Speaking to the Tribune afterwards, Ms Plummer, of Parkview Crescent, Finsbury Park, said: “I don’t want nobody to give me no trophy. All I want is to help the parents, to help the children.”

She set up the Shaquan Sammy-Plummer Foundation in his memory to help steer youngsters away from violence.

Shaquan, who was studying for his A-levels when he died, would have been graduating from university this year.

Ms Plummer told the meeting she had struggled to get into Islington classrooms to speak after approaching four schools. She had also spoken to police but said no one had taken up her offer.

Shaquan Sammy-Plummer died three years ago after being stabbed

“The way I look at it there are so many different organisations out there, I’m not saying they are not focused on what is happening, but we all need to come together to try and work to get to the root of this problem,” she said.

“Engage more with children, engage more with parents and get into more schools.”

After failing to make progress in Islington, she went to Harrow, where police enabled her to speak to pupils at secondary schools, often reducing teachers and children to tears with her story.

“By me talking to the children, they listen. If a penny was to drop inside the room, you would hear it,” she said. “They go quiet, they show a lot of compassion.”

Jemal Williams, of Berkeley Gardens in Enfield, was given a life sentence in 2016, with a minimum of 24 years behind bars, for stabbing Shaquan in the chest.

The attack happened after Williams refused the teenager entry to a party in Enfield.

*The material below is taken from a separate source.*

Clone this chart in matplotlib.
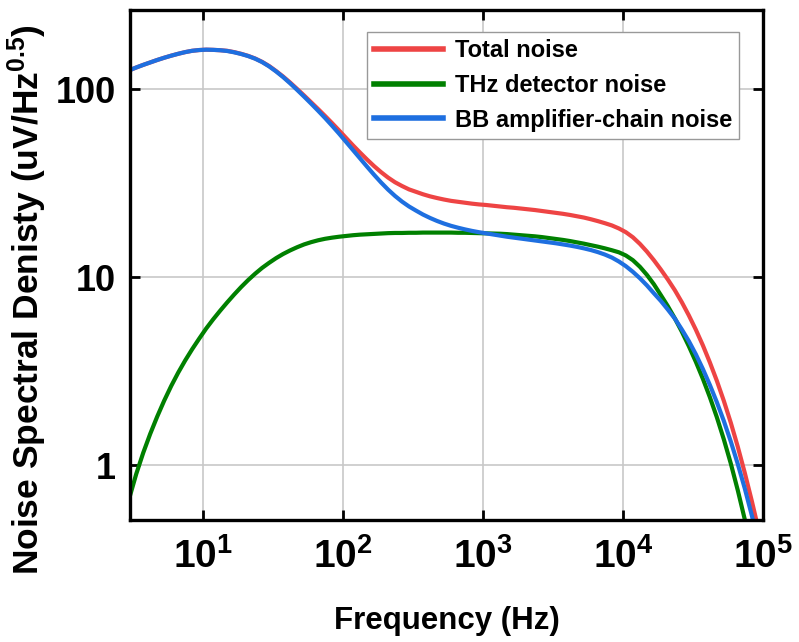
import numpy as np
import matplotlib
matplotlib.use("Agg")
import matplotlib.pyplot as plt

plt.rcParams['font.family'] = ['Liberation Sans', 'DejaVu Sans']
plt.rcParams['font.weight'] = 'bold'
plt.rcParams['mathtext.fontset'] = 'custom'
plt.rcParams['mathtext.rm'] = 'Liberation Sans:bold'
plt.rcParams['mathtext.bf'] = 'Liberation Sans:bold'
plt.rcParams['mathtext.default'] = 'bf'

# values, stored as log10 (Hz and uV/Hz^0.5)
log_freq = [0.47, 0.52, 0.57, 0.62, 0.67, 0.72, 0.77, 0.82, 0.87, 0.92,
            0.97, 1.02, 1.07, 1.12, 1.17, 1.22, 1.27, 1.32, 1.37, 1.42,
            1.47, 1.52, 1.57, 1.62, 1.67, 1.72, 1.77, 1.82, 1.87, 1.92,
            1.97, 2.02, 2.07, 2.12, 2.17, 2.22, 2.27, 2.32, 2.37, 2.42,
            2.47, 2.52, 2.57, 2.62, 2.67, 2.72, 2.77, 2.82, 2.87, 2.92,
            2.97, 3.02, 3.07, 3.12, 3.17, 3.22, 3.27, 3.32, 3.37, 3.42,
            3.47, 3.52, 3.57, 3.62, 3.67, 3.72, 3.77, 3.82, 3.87, 3.92,
            3.97, 4.02, 4.07, 4.12, 4.17, 4.22, 4.27, 4.32, 4.37, 4.42,
            4.47, 4.52, 4.57, 4.62, 4.67, 4.72, 4.77, 4.82, 4.87, 4.92,
            4.97, 5.00]

log_total = [2.102, 2.117, 2.131, 2.144, 2.157, 2.169, 2.180, 2.190, 2.199, 2.206,
             2.210, 2.212, 2.211, 2.209, 2.206, 2.199, 2.190, 2.179, 2.165, 2.147,
             2.125, 2.098, 2.069, 2.037, 2.003, 1.968, 1.932, 1.896, 1.859, 1.821,
             1.782, 1.742, 1.702, 1.664, 1.627, 1.592, 1.560, 1.531, 1.506, 1.486,
             1.468, 1.455, 1.442, 1.431, 1.422, 1.414, 1.407, 1.402, 1.397, 1.392,
             1.388, 1.385, 1.381, 1.377, 1.373, 1.370, 1.366, 1.362, 1.358, 1.353,
             1.348, 1.343, 1.338, 1.332, 1.325, 1.318, 1.309, 1.299, 1.288, 1.276,
             1.260, 1.240, 1.213, 1.178, 1.137, 1.091, 1.041, 0.988, 0.931, 0.867,
             0.797, 0.721, 0.638, 0.547, 0.449, 0.342, 0.225, 0.097, -0.042, -0.191,
             -0.350, -0.449]

log_thz = [-0.178, -0.048, 0.065, 0.166, 0.258, 0.343, 0.421, 0.492, 0.557, 0.617,
           0.673, 0.727, 0.776, 0.822, 0.866, 0.908, 0.948, 0.985, 1.019, 1.050,
           1.077, 1.102, 1.124, 1.143, 1.160, 1.175, 1.187, 1.197, 1.205, 1.211,
           1.216, 1.220, 1.224, 1.227, 1.229, 1.231, 1.233, 1.235, 1.236, 1.236,
           1.237, 1.237, 1.238, 1.238, 1.238, 1.238, 1.238, 1.237, 1.237, 1.236,
           1.235, 1.234, 1.233, 1.232, 1.230, 1.227, 1.224, 1.221, 1.218, 1.214,
           1.209, 1.204, 1.199, 1.193, 1.186, 1.179, 1.171, 1.163, 1.154, 1.144,
           1.133, 1.116, 1.091, 1.056, 1.013, 0.963, 0.905, 0.846, 0.781, 0.710,
           0.633, 0.550, 0.460, 0.362, 0.255, 0.137, 0.008, -0.135, -0.290, -0.455,
           -0.630, -0.738]

log_bb = [2.102, 2.117, 2.131, 2.144, 2.157, 2.169, 2.180, 2.190, 2.199, 2.206,
          2.210, 2.212, 2.211, 2.209, 2.205, 2.198, 2.189, 2.178, 2.164, 2.146,
          2.123, 2.096, 2.066, 2.033, 1.998, 1.962, 1.925, 1.887, 1.848, 1.807,
          1.765, 1.721, 1.677, 1.633, 1.589, 1.546, 1.505, 1.467, 1.433, 1.403,
          1.377, 1.355, 1.334, 1.316, 1.300, 1.286, 1.274, 1.264, 1.255, 1.247,
          1.240, 1.234, 1.228, 1.222, 1.216, 1.211, 1.206, 1.201, 1.196, 1.191,
          1.186, 1.181, 1.175, 1.169, 1.162, 1.154, 1.145, 1.134, 1.121, 1.105,
          1.084, 1.059, 1.029, 0.995, 0.957, 0.915, 0.874, 0.828, 0.780, 0.722,
          0.660, 0.590, 0.512, 0.427, 0.335, 0.235, 0.125, 0.005, -0.125, -0.268,
          -0.420, -0.515]

labels = ['Total noise', 'THz detector noise', 'BB amplifier-chain noise']
colors = ['#EE4444', '#008000', '#1E6FE0']

xticks = [10, 100, 1000, 10000, 100000]
xticklabels = [r'$\mathbf{10^{1}}$', r'$\mathbf{10^{2}}$', r'$\mathbf{10^{3}}$',
               r'$\mathbf{10^{4}}$', r'$\mathbf{10^{5}}$']
yticks = [1, 10, 100]
yticklabels = ['1', '10', '100']

freq = 10 ** np.array(log_freq)

fig = plt.figure(figsize=(7.99, 6.42), dpi=100)
ax = fig.add_axes([130 / 799, 1 - 520 / 642, 633 / 799, 510 / 642])

for data, lab, col in zip([log_total, log_thz, log_bb], labels, colors):
    ax.plot(freq, 10 ** np.array(data), color=col, lw=3, label=lab)

ax.set_xscale('log')
ax.set_yscale('log')
ax.set_xlim(2.99, 1e5)
ax.set_ylim(0.51, 265)

ax.set_xticks(xticks)
ax.set_xticklabels(xticklabels, fontsize=28)
ax.set_yticks(yticks)
ax.set_yticklabels(yticklabels, fontsize=26)
ax.minorticks_off()
ax.tick_params(which='major', direction='in', length=7, width=2,
               top=True, right=True)
ax.tick_params(axis='x', pad=13)
ax.tick_params(axis='y', pad=10)

for s in ax.spines.values():
    s.set_linewidth(2.4)

ax.grid(True, color='#c8c8c8', lw=1.2)
ax.set_axisbelow(True)

ax.set_xlabel('Frequency (Hz)', fontsize=22.5, fontweight='bold', labelpad=22)
ax.set_ylabel(r'Noise Spectral Denisty (uV/Hz$^{\mathbf{0.5}}$)', fontsize=25.5,
              fontweight='bold')
ax.yaxis.set_label_coords(-0.128, 0.432)

leg = ax.legend(loc='upper right', bbox_to_anchor=(0.962, 0.957),
                borderaxespad=0, handlelength=2.9, labelspacing=0.5,
                borderpad=0.3, handletextpad=0.5, fancybox=False,
                framealpha=1, edgecolor='#999999',
                prop={'weight': 'bold', 'size': 17})
leg.get_frame().set_linewidth(1.0)
for line in leg.get_lines():
    line.set_linewidth(4)

fig.savefig('out.png', dpi=100)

The killing has had a profound effect on Ms Plummer, who has another daughter and son. She now suffers from depression.

“It’s so difficult,” she said. “Sometimes I will leave the house and go down the road and reach the bus stop. I will turn my back and say: ‘You know what: I can’t get on the bus because it’s just too much for me.’”

At the meeting on Wednesday night, Finsbury Park ward councillor Asima Shaikh pledged to meet and help Ms Plummer.

She said: “What I’m hearing is that you’re not being heard. We want to listen to you. We can meet up and talk more about the activities you’ve been engaged with and connect you to various people in the council.”